Thank you gentlemen.


----------



## Anvil Head (Nov 10, 2016)

Did some cable damascus that looked just like that handle a few months back. One end section just kind of bunched up after the fold over and twist. Looked just like a can o worms. Pretty knife just kind of hurts my eyes.....


----------



## Capt Quirk (Nov 10, 2016)

I really dig the engraving, it makes the knife pop. Did you do that? How?


----------



## Razor Blade (Nov 10, 2016)

No sir , i did not do the engraving. A local friend just above gainesville did it.

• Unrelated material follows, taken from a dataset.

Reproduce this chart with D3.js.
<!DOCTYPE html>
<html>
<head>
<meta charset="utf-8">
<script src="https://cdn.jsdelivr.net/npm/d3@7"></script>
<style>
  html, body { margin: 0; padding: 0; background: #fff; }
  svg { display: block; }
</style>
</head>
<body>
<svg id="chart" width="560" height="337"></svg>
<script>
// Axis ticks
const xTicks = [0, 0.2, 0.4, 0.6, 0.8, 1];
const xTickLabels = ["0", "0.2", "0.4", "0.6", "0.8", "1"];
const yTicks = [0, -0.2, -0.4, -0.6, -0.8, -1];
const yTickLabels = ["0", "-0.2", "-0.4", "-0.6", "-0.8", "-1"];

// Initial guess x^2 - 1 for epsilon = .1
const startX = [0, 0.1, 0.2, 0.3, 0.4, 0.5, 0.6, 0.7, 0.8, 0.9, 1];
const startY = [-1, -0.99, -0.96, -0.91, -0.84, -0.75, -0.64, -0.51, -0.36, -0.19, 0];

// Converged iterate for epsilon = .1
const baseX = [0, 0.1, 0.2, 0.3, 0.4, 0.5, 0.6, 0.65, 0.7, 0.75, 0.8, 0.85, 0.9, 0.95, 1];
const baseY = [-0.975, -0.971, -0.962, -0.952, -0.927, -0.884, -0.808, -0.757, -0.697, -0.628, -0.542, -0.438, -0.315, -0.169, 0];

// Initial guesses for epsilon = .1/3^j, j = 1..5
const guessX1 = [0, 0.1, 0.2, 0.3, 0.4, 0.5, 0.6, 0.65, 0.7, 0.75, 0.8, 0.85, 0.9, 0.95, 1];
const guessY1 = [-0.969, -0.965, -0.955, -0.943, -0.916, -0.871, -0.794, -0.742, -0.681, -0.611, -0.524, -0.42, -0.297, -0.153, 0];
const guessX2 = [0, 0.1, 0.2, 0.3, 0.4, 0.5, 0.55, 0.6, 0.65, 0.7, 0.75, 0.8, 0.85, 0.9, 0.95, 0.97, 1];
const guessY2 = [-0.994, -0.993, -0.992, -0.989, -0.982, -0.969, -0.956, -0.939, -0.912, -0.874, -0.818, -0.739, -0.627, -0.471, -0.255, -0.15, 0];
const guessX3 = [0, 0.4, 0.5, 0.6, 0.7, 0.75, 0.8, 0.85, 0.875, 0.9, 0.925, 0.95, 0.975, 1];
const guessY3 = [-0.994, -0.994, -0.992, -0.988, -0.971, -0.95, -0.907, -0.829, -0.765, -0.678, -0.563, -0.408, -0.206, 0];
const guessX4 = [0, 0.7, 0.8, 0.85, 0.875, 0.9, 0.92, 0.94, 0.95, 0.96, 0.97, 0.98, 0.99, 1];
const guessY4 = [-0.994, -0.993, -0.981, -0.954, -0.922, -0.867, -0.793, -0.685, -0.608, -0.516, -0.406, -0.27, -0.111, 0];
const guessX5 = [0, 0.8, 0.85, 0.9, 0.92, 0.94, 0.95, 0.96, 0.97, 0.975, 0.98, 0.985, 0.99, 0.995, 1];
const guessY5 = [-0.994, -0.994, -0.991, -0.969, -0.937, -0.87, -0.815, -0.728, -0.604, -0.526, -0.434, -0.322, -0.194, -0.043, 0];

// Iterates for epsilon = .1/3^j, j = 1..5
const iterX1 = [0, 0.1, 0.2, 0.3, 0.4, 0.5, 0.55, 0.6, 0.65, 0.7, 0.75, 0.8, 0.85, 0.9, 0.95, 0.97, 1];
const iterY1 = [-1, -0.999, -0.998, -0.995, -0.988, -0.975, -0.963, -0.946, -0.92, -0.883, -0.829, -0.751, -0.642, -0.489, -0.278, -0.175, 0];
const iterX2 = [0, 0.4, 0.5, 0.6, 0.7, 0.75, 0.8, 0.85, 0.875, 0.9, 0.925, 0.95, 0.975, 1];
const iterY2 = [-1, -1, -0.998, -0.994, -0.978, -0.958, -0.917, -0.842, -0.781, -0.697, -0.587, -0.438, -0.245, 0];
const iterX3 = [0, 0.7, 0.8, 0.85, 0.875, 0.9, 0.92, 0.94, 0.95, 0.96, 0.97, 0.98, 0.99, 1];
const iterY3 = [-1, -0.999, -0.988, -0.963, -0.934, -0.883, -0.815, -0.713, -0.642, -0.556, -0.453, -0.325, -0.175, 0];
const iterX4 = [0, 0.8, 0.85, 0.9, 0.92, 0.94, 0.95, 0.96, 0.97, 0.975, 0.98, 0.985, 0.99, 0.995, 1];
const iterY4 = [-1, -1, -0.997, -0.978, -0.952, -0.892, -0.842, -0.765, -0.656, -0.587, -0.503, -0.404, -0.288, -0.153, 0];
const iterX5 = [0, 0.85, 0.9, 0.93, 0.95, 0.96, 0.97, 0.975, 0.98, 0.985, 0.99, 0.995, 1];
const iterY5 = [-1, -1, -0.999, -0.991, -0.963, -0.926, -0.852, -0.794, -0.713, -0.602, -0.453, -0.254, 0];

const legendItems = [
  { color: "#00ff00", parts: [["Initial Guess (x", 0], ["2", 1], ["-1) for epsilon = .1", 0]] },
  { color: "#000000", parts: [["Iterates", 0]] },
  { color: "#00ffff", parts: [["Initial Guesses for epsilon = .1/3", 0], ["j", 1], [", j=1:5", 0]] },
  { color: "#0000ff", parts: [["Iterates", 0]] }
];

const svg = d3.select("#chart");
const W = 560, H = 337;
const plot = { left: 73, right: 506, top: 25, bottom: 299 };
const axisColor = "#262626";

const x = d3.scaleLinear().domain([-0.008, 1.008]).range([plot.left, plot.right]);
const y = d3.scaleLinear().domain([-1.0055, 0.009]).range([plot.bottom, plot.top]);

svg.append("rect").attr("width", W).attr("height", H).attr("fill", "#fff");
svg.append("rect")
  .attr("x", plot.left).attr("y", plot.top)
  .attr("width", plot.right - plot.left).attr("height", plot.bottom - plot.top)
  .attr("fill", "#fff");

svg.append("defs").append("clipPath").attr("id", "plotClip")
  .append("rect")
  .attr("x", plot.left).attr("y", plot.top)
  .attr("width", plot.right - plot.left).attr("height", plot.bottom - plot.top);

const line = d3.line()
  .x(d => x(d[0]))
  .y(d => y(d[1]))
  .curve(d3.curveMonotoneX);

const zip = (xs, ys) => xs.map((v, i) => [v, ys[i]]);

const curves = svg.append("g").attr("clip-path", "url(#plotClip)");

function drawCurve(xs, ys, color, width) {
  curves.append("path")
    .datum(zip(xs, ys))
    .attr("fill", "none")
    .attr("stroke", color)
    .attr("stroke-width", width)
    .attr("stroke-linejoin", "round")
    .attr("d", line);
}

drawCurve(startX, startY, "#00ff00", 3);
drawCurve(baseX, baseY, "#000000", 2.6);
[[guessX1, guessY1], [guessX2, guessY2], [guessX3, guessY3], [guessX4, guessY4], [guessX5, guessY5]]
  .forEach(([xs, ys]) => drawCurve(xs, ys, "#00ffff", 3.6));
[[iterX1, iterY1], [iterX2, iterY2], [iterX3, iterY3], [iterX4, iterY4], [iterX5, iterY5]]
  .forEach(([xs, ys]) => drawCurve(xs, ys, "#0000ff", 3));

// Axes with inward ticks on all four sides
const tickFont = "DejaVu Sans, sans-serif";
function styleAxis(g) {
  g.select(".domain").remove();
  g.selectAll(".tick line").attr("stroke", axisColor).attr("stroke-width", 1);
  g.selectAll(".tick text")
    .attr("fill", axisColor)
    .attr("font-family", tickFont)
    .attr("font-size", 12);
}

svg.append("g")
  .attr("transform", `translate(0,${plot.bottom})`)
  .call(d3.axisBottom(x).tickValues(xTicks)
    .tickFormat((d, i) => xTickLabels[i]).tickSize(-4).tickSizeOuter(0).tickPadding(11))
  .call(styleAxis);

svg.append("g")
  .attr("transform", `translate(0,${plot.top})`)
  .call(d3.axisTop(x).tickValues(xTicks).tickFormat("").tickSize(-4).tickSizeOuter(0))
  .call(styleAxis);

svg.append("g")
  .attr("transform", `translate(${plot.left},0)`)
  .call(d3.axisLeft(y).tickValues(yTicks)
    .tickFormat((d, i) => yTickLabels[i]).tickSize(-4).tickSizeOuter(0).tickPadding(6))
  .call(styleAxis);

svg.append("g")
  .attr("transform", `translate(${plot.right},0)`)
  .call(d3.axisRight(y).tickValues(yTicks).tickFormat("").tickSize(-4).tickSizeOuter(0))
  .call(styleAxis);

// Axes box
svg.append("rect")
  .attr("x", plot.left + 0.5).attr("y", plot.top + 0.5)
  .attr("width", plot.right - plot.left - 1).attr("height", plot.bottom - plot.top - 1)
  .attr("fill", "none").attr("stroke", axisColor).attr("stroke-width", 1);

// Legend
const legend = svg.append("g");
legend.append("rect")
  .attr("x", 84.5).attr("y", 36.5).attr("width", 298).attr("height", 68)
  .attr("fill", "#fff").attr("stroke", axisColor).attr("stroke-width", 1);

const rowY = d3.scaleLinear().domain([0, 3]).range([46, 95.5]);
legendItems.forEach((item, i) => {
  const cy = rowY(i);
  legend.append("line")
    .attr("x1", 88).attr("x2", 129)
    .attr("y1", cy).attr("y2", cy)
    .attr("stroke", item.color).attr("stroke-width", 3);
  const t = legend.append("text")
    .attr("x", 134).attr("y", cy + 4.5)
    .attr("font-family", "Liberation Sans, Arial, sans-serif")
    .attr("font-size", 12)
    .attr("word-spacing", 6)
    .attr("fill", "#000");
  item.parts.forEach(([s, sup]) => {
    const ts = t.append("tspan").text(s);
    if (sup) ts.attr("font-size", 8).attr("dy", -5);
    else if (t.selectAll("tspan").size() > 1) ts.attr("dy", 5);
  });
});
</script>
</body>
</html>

Thank you.


----------



## bg7m (Nov 10, 2016)

Nice one Scott


----------



## Redbow (Nov 10, 2016)

Beautiful work ...


----------



## IFLY4U (Nov 10, 2016)

Very nice!


----------



## T-N-T (Nov 10, 2016)

That engraving is really great.
And I love that carbon fiber
Great knife


----------



## Razor Blade (Nov 10, 2016)

Thank you guys


----------



## Bkeepr (Nov 11, 2016)

Looks great!  I love the engraving!


----------



## godogs57 (Nov 11, 2016)

Solid work right there! Wow.


----------



## bristol_bound (Nov 11, 2016)

Great looking blade sir, as always! I love the engraved bolster, very elegant.


----------



## mrs. hornet22 (Nov 11, 2016)

Beautiful!


----------



## Razor Blade (Nov 11, 2016)

Thank you folks


----------